◆ EXERCISE DIRECTIONS: Only the lines from the one with "Write a web" through the one with "const ctx = document.getElementById('chart').getContext('2d');", inclusive, should be echoed exactly; pictures are left out.

◆ LISTED RECORDS:
=-=-=
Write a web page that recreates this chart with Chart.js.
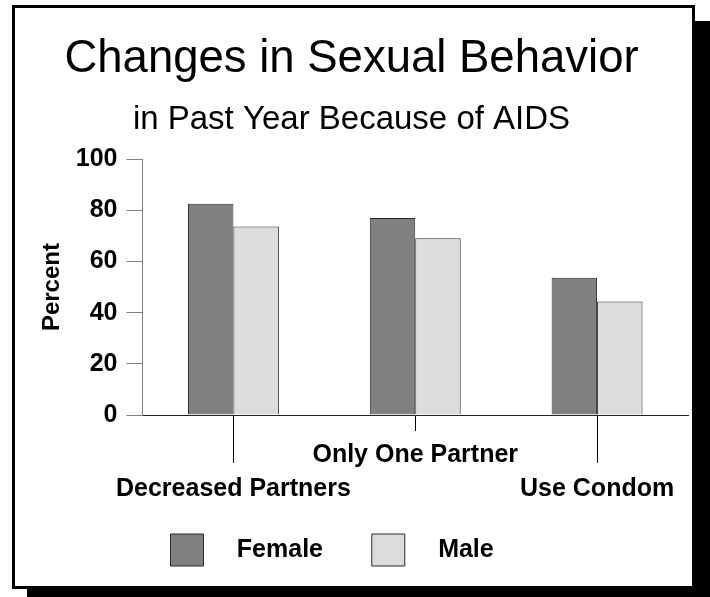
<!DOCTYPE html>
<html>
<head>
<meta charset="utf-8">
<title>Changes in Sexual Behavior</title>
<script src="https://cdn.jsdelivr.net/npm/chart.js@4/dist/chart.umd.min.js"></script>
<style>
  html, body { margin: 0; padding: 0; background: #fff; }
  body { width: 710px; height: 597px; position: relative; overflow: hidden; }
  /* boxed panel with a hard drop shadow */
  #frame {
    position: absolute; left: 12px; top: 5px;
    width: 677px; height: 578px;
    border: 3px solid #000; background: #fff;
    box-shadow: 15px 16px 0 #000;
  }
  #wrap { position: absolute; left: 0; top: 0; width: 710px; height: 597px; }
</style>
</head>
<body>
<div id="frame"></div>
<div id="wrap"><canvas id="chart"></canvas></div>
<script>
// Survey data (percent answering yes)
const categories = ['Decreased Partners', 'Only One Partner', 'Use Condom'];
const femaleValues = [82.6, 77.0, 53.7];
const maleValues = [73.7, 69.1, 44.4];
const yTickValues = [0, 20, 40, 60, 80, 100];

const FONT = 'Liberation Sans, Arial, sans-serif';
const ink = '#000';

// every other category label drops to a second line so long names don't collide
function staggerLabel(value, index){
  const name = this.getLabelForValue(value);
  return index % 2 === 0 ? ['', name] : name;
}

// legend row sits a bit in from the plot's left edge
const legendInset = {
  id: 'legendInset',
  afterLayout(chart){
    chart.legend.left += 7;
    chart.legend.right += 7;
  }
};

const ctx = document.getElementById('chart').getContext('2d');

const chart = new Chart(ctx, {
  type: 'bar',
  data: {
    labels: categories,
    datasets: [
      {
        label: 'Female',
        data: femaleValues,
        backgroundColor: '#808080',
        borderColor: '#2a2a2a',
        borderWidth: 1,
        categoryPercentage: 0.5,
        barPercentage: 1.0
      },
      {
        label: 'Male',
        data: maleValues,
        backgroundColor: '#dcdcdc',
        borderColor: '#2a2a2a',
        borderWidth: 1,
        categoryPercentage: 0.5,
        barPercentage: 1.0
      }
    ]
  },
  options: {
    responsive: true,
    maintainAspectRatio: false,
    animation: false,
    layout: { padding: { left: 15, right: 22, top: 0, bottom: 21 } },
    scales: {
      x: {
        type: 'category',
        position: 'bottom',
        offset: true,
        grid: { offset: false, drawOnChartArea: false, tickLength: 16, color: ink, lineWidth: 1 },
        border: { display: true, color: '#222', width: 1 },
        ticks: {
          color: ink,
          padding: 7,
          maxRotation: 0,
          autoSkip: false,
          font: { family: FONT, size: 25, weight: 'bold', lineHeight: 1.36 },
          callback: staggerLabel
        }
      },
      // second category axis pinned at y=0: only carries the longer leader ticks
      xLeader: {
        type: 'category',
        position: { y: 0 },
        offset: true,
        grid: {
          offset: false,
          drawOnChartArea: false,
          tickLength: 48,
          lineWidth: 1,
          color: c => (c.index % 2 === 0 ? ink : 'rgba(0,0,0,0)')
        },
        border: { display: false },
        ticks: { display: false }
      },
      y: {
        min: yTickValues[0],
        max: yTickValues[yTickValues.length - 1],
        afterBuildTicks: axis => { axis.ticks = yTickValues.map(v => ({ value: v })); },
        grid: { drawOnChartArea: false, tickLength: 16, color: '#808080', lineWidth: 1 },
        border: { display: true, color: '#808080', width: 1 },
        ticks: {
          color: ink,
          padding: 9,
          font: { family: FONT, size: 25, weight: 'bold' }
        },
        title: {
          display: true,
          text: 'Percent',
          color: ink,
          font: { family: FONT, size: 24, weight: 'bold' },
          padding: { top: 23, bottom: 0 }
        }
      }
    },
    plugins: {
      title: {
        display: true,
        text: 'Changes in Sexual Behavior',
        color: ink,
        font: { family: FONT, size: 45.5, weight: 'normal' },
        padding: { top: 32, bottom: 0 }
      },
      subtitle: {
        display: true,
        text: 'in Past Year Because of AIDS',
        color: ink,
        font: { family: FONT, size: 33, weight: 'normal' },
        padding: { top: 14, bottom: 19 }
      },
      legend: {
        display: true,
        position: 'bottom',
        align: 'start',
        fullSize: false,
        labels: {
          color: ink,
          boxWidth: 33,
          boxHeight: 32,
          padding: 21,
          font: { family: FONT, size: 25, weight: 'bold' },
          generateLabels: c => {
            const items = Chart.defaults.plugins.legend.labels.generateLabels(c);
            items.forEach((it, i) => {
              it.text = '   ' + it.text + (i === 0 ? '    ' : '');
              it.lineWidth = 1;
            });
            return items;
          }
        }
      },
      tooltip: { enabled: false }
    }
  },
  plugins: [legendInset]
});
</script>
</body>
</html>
=-=-=
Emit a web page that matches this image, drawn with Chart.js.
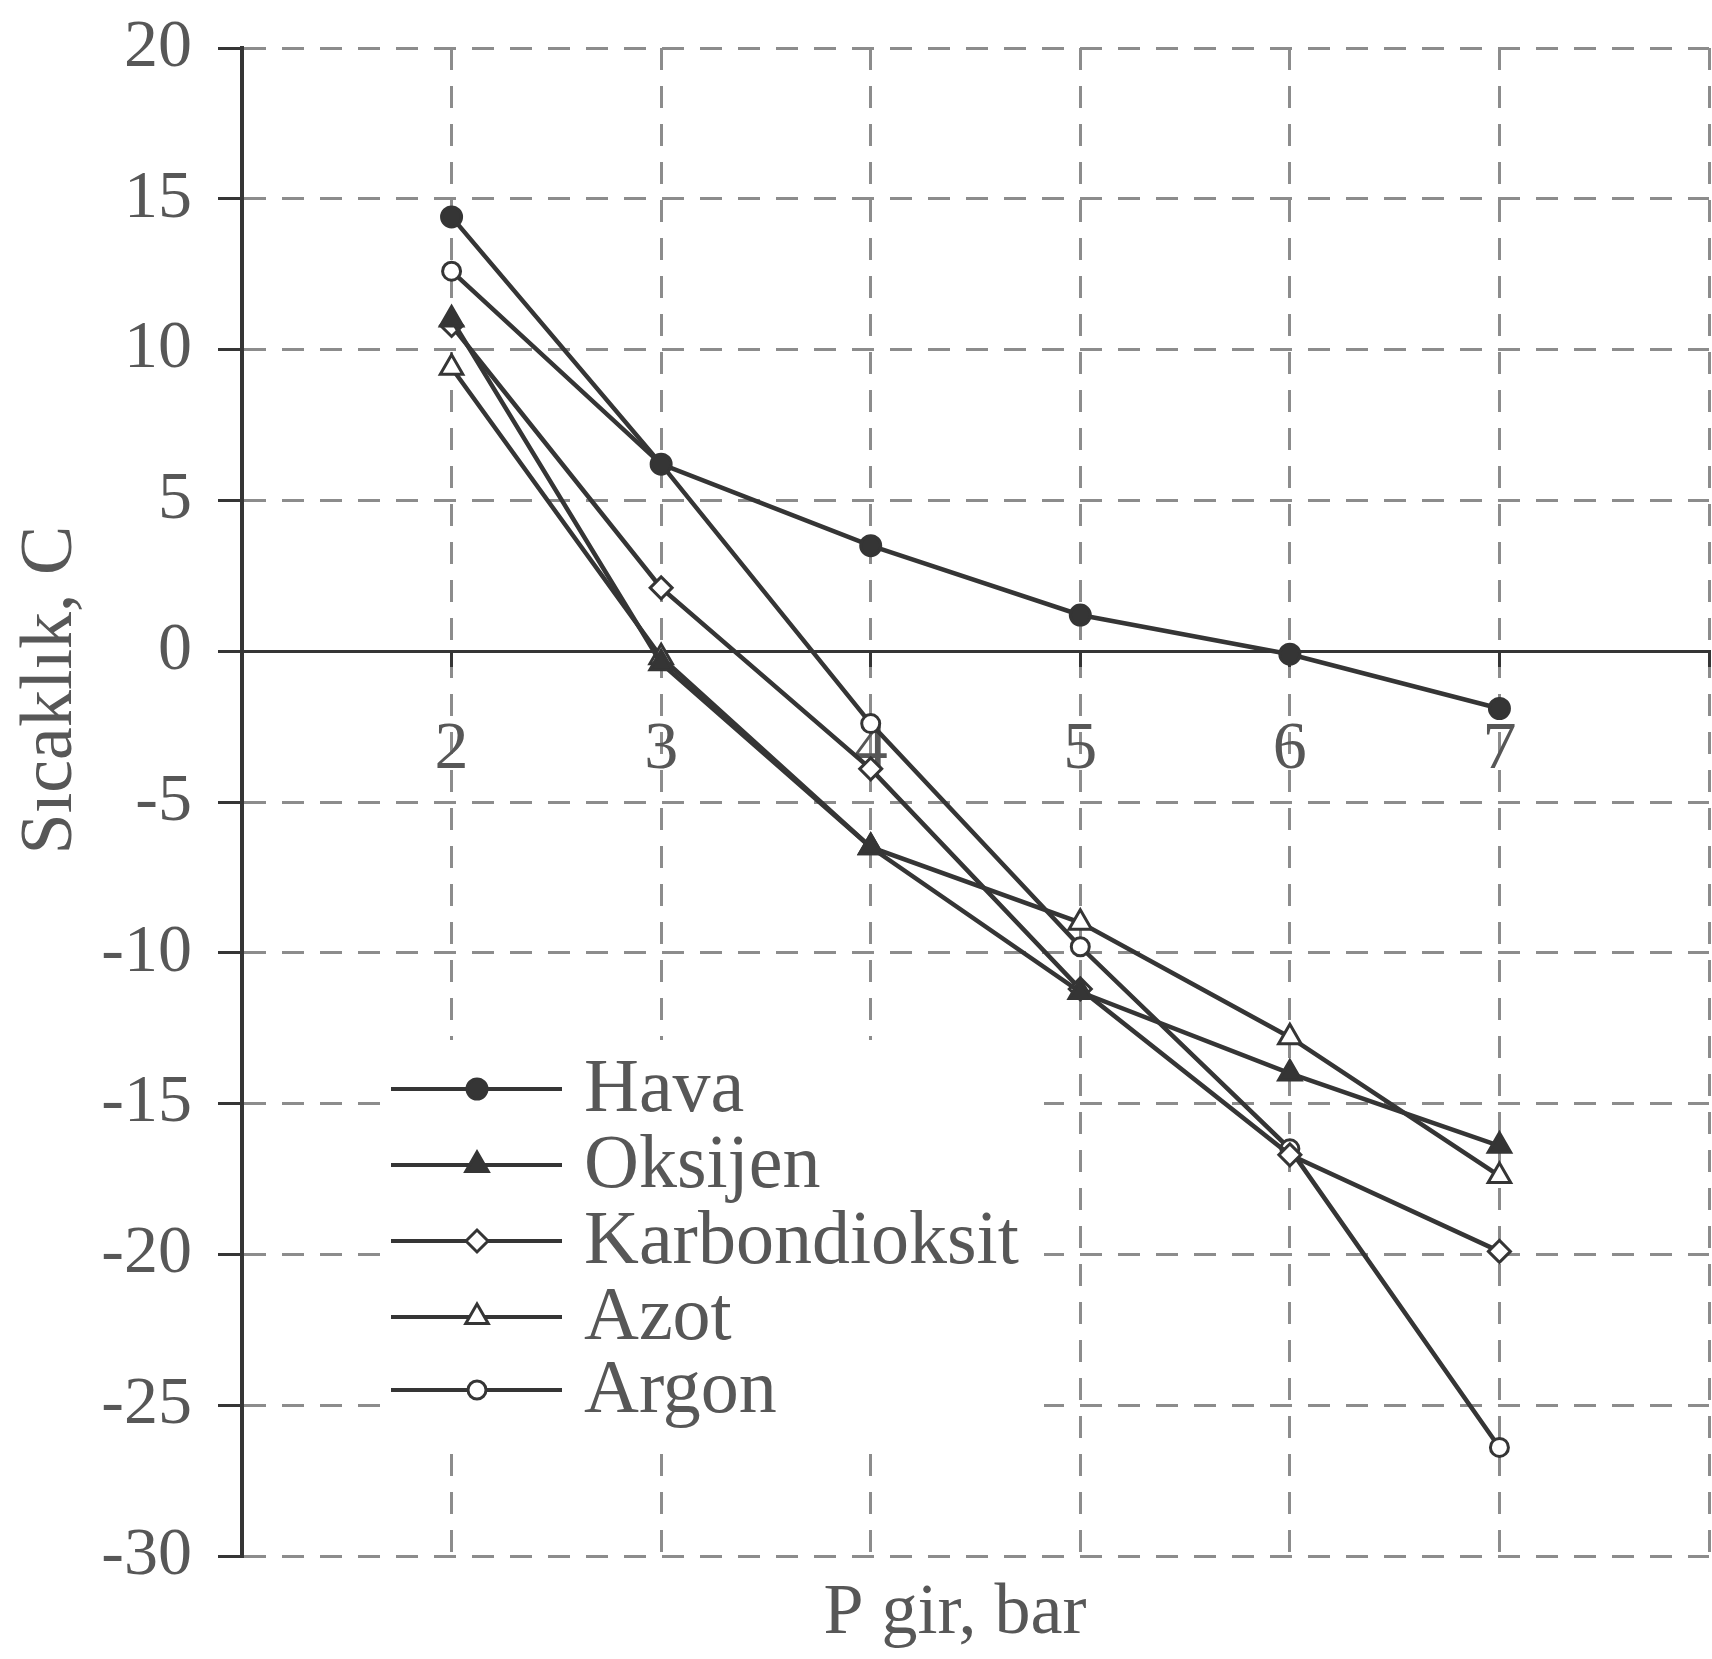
=-=-=
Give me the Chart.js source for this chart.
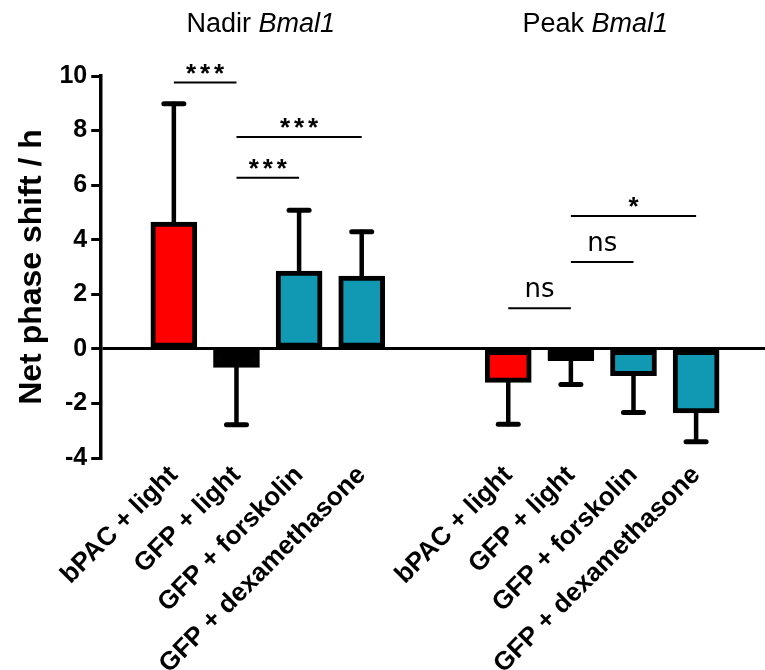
=-=-=
◆ TASK SOLUTION:
Write a web page that recreates this chart with Chart.js.
<!DOCTYPE html>
<html>
<head>
<meta charset="utf-8">
<title>Changes in Sexual Behavior</title>
<script src="https://cdn.jsdelivr.net/npm/chart.js@4/dist/chart.umd.min.js"></script>
<style>
  html, body { margin: 0; padding: 0; background: #fff; }
  body { width: 710px; height: 597px; position: relative; overflow: hidden; }
  /* boxed panel with a hard drop shadow */
  #frame {
    position: absolute; left: 12px; top: 5px;
    width: 677px; height: 578px;
    border: 3px solid #000; background: #fff;
    box-shadow: 15px 16px 0 #000;
  }
  #wrap { position: absolute; left: 0; top: 0; width: 710px; height: 597px; }
</style>
</head>
<body>
<div id="frame"></div>
<div id="wrap"><canvas id="chart"></canvas></div>
<script>
// Survey data (percent answering yes)
const categories = ['Decreased Partners', 'Only One Partner', 'Use Condom'];
const femaleValues = [82.6, 77.0, 53.7];
const maleValues = [73.7, 69.1, 44.4];
const yTickValues = [0, 20, 40, 60, 80, 100];

const FONT = 'Liberation Sans, Arial, sans-serif';
const ink = '#000';

// every other category label drops to a second line so long names don't collide
function staggerLabel(value, index){
  const name = this.getLabelForValue(value);
  return index % 2 === 0 ? ['', name] : name;
}

// legend row sits a bit in from the plot's left edge
const legendInset = {
  id: 'legendInset',
  afterLayout(chart){
    chart.legend.left += 7;
    chart.legend.right += 7;
  }
};

const ctx = document.getElementById('chart').getContext('2d');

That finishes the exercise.